I have the 16 zone Rachio too - Fantastic product. I have extra zones leftover too, but it is 100 feet away in the garage, and the pump room is in the basement. Its why I bought a wall plug transformer for $7.95. Orbit 3/4" irrigation value was $22.95. And I trust z-wave network protocol more than I do wi-fi (unless you have your router on a UPS). A lot cheaper than a $500 z-wave in-line valve - and you right, reliability is a concern (I have over 20 irrigation values buried, thorough summer and winter for over 10 year and they don’t ever fail) . My Aeon batteries are between 46%-53% capacity as reported in the controller after two years - and that is with the cheap no-name “AAA” batts they ship with. So probably 3+ years total before i get an alert to replace at less than 20%. Then with new Duracells…even more life,
If you use a z-wave 240v switch for the pump, remember you have to leave the existing knife “service disconnect” switch there as part of the circuit. Doesn’t matter much if you wire the z-wave just before or just after, but just about all North American Electrical Codes need that switch there for service personnel to visually see and know power is off and stays off before servicing equipment (a breaker at the main panel is not enough, as someone (homeowner) could turn that back on by mistake, or a z-wave controller remotely turns on a 240v smart switch). Same set up you see at A/C compressor outside the house, or why there is a furnace switch next to furnace.
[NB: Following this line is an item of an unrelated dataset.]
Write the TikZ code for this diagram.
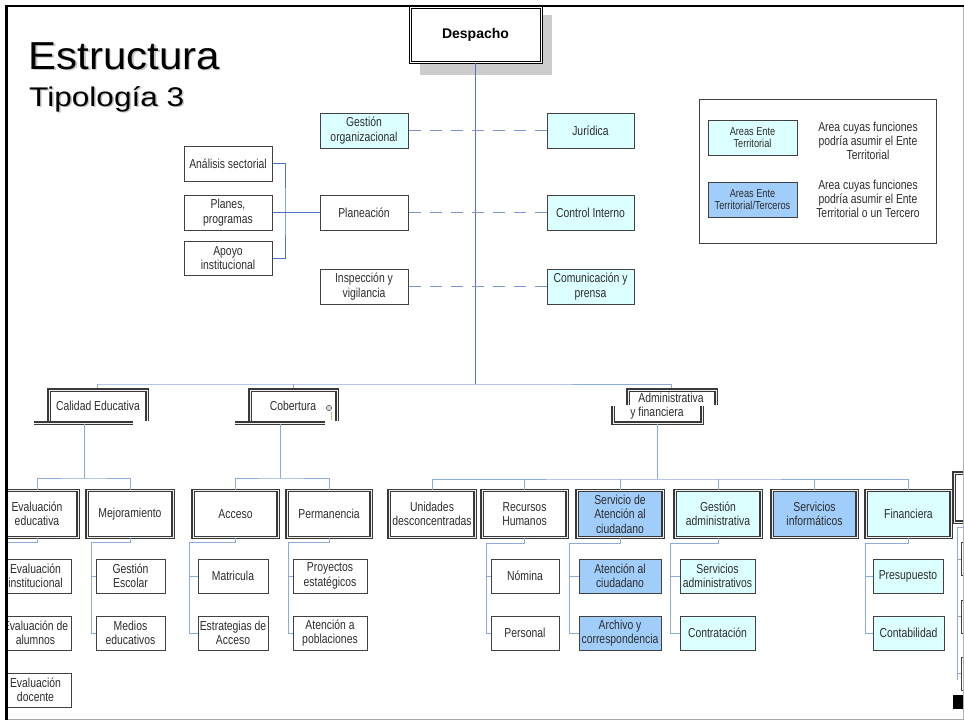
\documentclass[tikz,border=0pt]{standalone}
\usepackage{fontspec}
\usepackage{graphicx}
\setmainfont{Liberation Sans}
\newfontfamily\cond{Liberation Sans}[FakeStretch=0.8]
\definecolor{cyanfill}{RGB}{220,255,255}
\definecolor{bluefill}{RGB}{160,205,250}
\definecolor{mainln}{RGB}{80,115,195}
\definecolor{lightln}{RGB}{140,170,220}
\definecolor{dashln}{RGB}{125,150,210}
\definecolor{bordgray}{RGB}{65,65,65}
\definecolor{txtgray}{RGB}{45,45,45}
\begin{document}
\begin{tikzpicture}[x=1pt,y=-1pt,
  txt/.style={inner sep=0pt, align=center, text=txtgray, font=\cond\fontsize{13}{14.5}\selectfont},
  box/.style={txt, draw=bordgray, line width=1pt, fill=white},
  lvthree/.style={box, draw=gray!45!black, line width=1.2pt, double=gray!12, double distance=1pt},
  cy/.style={fill=cyanfill},
  bl/.style={fill=bluefill},
  mline/.style={draw=mainln, line width=1pt},
  lline/.style={draw=lightln, line width=1pt},
  dline/.style={draw=dashln, line width=1pt, dash pattern=on 12pt off 9pt},
  frameln/.style={draw=gray!45!black, line width=1.2pt, double=gray!12, double distance=1pt},
  sbox/.style={box, minimum width=88pt, minimum height=35pt},
  kbox/.style={box, minimum height=34pt},
  lbox/.style={lvthree, minimum width=86pt, minimum height=47pt}
]
\useasboundingbox (0,0) rectangle (964,723);
\fill[white] (0,0) rectangle (964,723);

% titles
\node[anchor=base west, inner sep=0, text=gray!45, font=\fontsize{39}{42}\selectfont] (t1s) at (30,70.5) {\scalebox{1.075}[1]{Estructura}};
\node[anchor=base west, inner sep=0, font=\fontsize{39}{42}\selectfont] (t1) at (28.5,69) {\scalebox{1.075}[1]{Estructura}};
\node[anchor=base west, inner sep=0, text=gray!45, font=\fontsize{27}{30}\selectfont] (t2s) at (30.5,107.5) {\scalebox{1.17}[1]{Tipología 3}};
\node[anchor=base west, inner sep=0, font=\fontsize{27}{30}\selectfont] (t2) at (29,106) {\scalebox{1.17}[1]{Tipología 3}};

% Despacho
\fill[gray!40] (420,15) rectangle (552,75);
\node[draw=black, line width=1.1pt, double=white, double distance=0.8pt, fill=white, minimum width=131pt, minimum height=55pt, inner sep=0pt, font=\bfseries\fontsize{14}{16}\selectfont] (desp) at (475.5,34.5) {Despacho};
\coordinate (hub) at (475.5,384);
\draw[mline] (desp.south) -- (hub);

% staff
\node[sbox, cy] (gest) at (364,130.5) {Gestión\\organizacional};
\node[sbox] (plan) at (364,212.5) {Planeación};
\node[sbox] (insp) at (364,286.5) {Inspección y\\vigilancia};
\node[sbox] (anal) at (228,163.5) {Análisis sectorial};
\node[sbox] (planes) at (228,212.5) {Planes,\\programas};
\node[sbox, minimum height=34pt] (apoyo) at (228,258) {Apoyo\\institucional};
\node[sbox, cy, minimum width=87pt] (jur) at (590.5,130.5) {Jurídica};
\node[sbox, cy, minimum width=87pt] (ctrl) at (590.5,212.5) {Control Interno};
\node[sbox, cy, minimum width=87pt] (com) at (590.5,286.5) {Comunicación y\\prensa};
\coordinate (lj) at (285,212.5);
\draw[mline] (anal.east) -| (lj) |- (apoyo.east);
\draw[mline] (planes.east) -- (plan.west);
\draw[dline] (gest.east) -- (jur.west);
\draw[dline] (plan.east) -- (ctrl.west);
\draw[dline] (insp.east) -- (com.west);

% legend
\node[draw=gray!50!black, line width=0.9pt, minimum width=237pt, minimum height=144pt] (legend) at (817.5,171) {};
\node[box, cy, minimum width=89pt, minimum height=35pt, font=\cond\fontsize{11.5}{12.5}\selectfont] (lb1) at (752.5,137.5) {Areas Ente\\Territorial};
\node[box, bl, minimum width=89pt, minimum height=35pt, font=\cond\fontsize{11.5}{12.5}\selectfont] (lb2) at (752.5,199.5) {Areas Ente\\Territorial/Terceros};
\node[txt, font=\cond\fontsize{13}{14.2}\selectfont] (lt1) at (868,141) {Area cuyas funciones\\podría asumir el Ente\\Territorial};
\node[txt, font=\cond\fontsize{13}{14.2}\selectfont] (lt2) at (868,199) {Area cuyas funciones\\podría asumir el Ente\\Territorial o un Tercero};

% level 2
\draw[lline] (97,384) -- (hub) -- (671,384);
\draw[lline] (97,384) -- (97,390);
\draw[lline] (293,384) -- (293,390);
\draw[lline] (671,384) -- (671,390);
\node[txt] (cal) at (98,406) {Calidad Educativa};
\draw[frameln] (49,422) |- (147,390) -- (147,421);
\draw[frameln] (34,423) -- (133,423);
\node[txt] (cob) at (293,406) {Cobertura};
\draw[frameln] (250,422) |- (337,390) -- (337,421);
\draw[frameln] (235,423) -- (325,423);
\draw[gray!70!black, line width=0.6pt, fill=gray!30] (329,408) circle (2.6pt);
\draw[olive!50, line width=0.8pt] (331.5,412) -- (331.5,420);
\node[txt] (adm1) at (671,398) {Administrativa};
\node[txt] (adm2) at (657,413) {y financiera};
\draw[frameln] (628,405) |- (716,390) -- (716,405);
\draw[frameln] (613,406) |- (702,423) -- (702,406);

% level 3
\node[lbox, minimum width=82pt] (ee) at (37,514) {Evaluación\\educativa};
\node[lbox] (mej) at (130,514) {Mejoramiento};
\node[lbox, minimum width=85pt] (acc) at (235.5,514) {Acceso};
\node[lbox, minimum width=84pt] (perm) at (329,514) {Permanencia};
\node[lbox] (ud) at (432,514) {Unidades\\desconcentradas};
\node[lbox, minimum width=85pt] (rh) at (524.5,514) {Recursos\\Humanos};
\node[lbox, bl] (sac) at (620,514) {Servicio de\\Atención al\\ciudadano};
\node[lbox, cy] (ga) at (718,514) {Gestión\\administrativa};
\node[lbox, bl, minimum width=85pt] (si) at (814.5,514) {Servicios\\informáticos};
\node[lbox, cy, minimum width=85pt] (fin) at (908.5,514) {Financiera};

\draw[lline] (84,424) -- (84,478);
\draw[lline] (ee.north) |- (84,478) -| (mej.north);
\draw[lline] (280,424) -- (280,478);
\draw[lline] (acc.north) |- (280,478) -| (perm.north);
\draw[lline] (657,424) -- (657,479);
\draw[lline] (ud.north) |- (657,479) -| (fin.north);
\draw[lline] (rh.north) -- (rh.north |- 657,479);
\draw[lline] (sac.north) -- (sac.north |- 657,479);
\draw[lline] (ga.north) -- (ga.north |- 657,479);
\draw[lline] (si.north) -- (si.north |- 657,479);

% level 4
\node[kbox, minimum width=71pt] (ei) at (35.5,576) {Evaluación\\institucional};
\node[kbox, minimum width=71pt] (ea) at (35.5,633) {Evaluación de\\alumnos};
\node[kbox, minimum width=71pt] (ed) at (35.5,690) {Evaluación\\docente};
\draw[lline] (ee.south) |- (2,542);

\node[kbox, minimum width=69pt] (ge) at (130.5,576) {Gestión\\Escolar};
\node[kbox, minimum width=69pt] (me) at (130.5,633) {Medios\\educativos};
\draw[lline] (mej.south) |- (91,542) |- (me.west);
\draw[lline] (91,576) -- (ge.west);

\node[kbox, minimum width=70pt] (mat) at (233,576) {Matricula};
\node[kbox, minimum width=70pt] (est) at (233,633) {Estrategias de\\Acceso};
\draw[lline] (acc.south) |- (189,542) |- (est.west);
\draw[lline] (189,576) -- (mat.west);

\node[kbox, minimum width=74pt] (pe) at (330,576) {Proyectos\\estatégicos};
\node[kbox, minimum width=74pt] (ap) at (330,633) {Atención a\\poblaciones};
\draw[lline] (perm.south) |- (288,542) |- (ap.west);
\draw[lline] (288,576) -- (pe.west);

\node[kbox, minimum width=68pt] (nom) at (525,576) {Nómina};
\node[kbox, minimum width=68pt] (per) at (525,633) {Personal};
\draw[lline] (rh.south) |- (486,543) |- (per.west);
\draw[lline] (486,576) -- (nom.west);

\node[kbox, bl, minimum width=82pt] (ac) at (620,576) {Atención al\\ciudadano};
\node[kbox, bl, minimum width=82pt] (arc) at (620,633) {Archivo y\\correspondencia};
\draw[lline] (sac.south) |- (569,543) |- (arc.west);
\draw[lline] (569,576) -- (ac.west);

\node[kbox, cy, minimum width=75pt] (sa) at (717.5,576) {Servicios\\administrativos};
\node[kbox, cy, minimum width=75pt] (con) at (717.5,633) {Contratación};
\draw[lline] (ga.south) |- (670,543) |- (con.west);
\draw[lline] (670,576) -- (sa.west);

\node[kbox, cy, minimum width=70pt] (pre) at (908,576) {Presupuesto};
\node[kbox, cy, minimum width=71pt] (cont) at (908.5,633) {Contabilidad};
\draw[lline] (fin.south) |- (865,543) |- (cont.west);
\draw[lline] (865,576) -- (pre.west);

% partial column at the right edge
\node[lvthree, minimum width=22pt, minimum height=49pt, anchor=west] (px) at (953.5,497.5) {};
\coordinate (pxr) at (972,527);
\coordinate (pxb) at (957.5,680);
\draw[lline] (pxr) -| (pxb);
\node[box, minimum width=15pt, minimum height=33pt, anchor=west] (pa) at (961,559) {};
\node[box, minimum width=15pt, minimum height=33pt, anchor=west] (pb) at (961,616.5) {};
\node[box, minimum width=15pt, minimum height=33pt, anchor=west] (pc) at (961,673.5) {};
\draw[lline] (957.5,559) -- (pa.west);
\draw[lline] (957.5,616.5) -- (pb.west);
\draw[lline] (957.5,673.5) -- (pc.west);
\fill[black] (953,695) rectangle (964,709);

% slide frame
\fill[white] (0,0) rectangle (5,723);
\fill[white] (0,0) rectangle (964,5);
\draw[gray!60, line width=0.8pt] (963,6) -- (963,720);
\draw[gray!70, line width=1.5pt] (5,719.5) -- (964,719.5);
\draw[black, line width=2pt] (5,6) -- (964,6);
\draw[black, line width=2.5pt] (6.5,5) -- (6.5,720);
\end{tikzpicture}
\end{document}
And after rehashing this, I made a new z-wave controller scene to flush the pressure tank weekly now at a set time, just like the other filters do once a week. Just 10 seconds to get the big sediment out. Heavy iron in my water. Further, I’m now going to get another 3/4" irrigation valve and replace the hot water drain spigot for the same function -maybe once a month. No matter how much filter equip you have with well water, your hot water tank collects what ever is missed at the bottom of its tank. Its a function of how the water is heated in a column under pressure - the crap precipitates out and collects at the bottom, as does the particles that flake off the 'sacrificial anode" metal rod in the tank there to prevent rust. Water from a hot water tank should never be used for drinking or cooking for that reason. Boil from cold water only.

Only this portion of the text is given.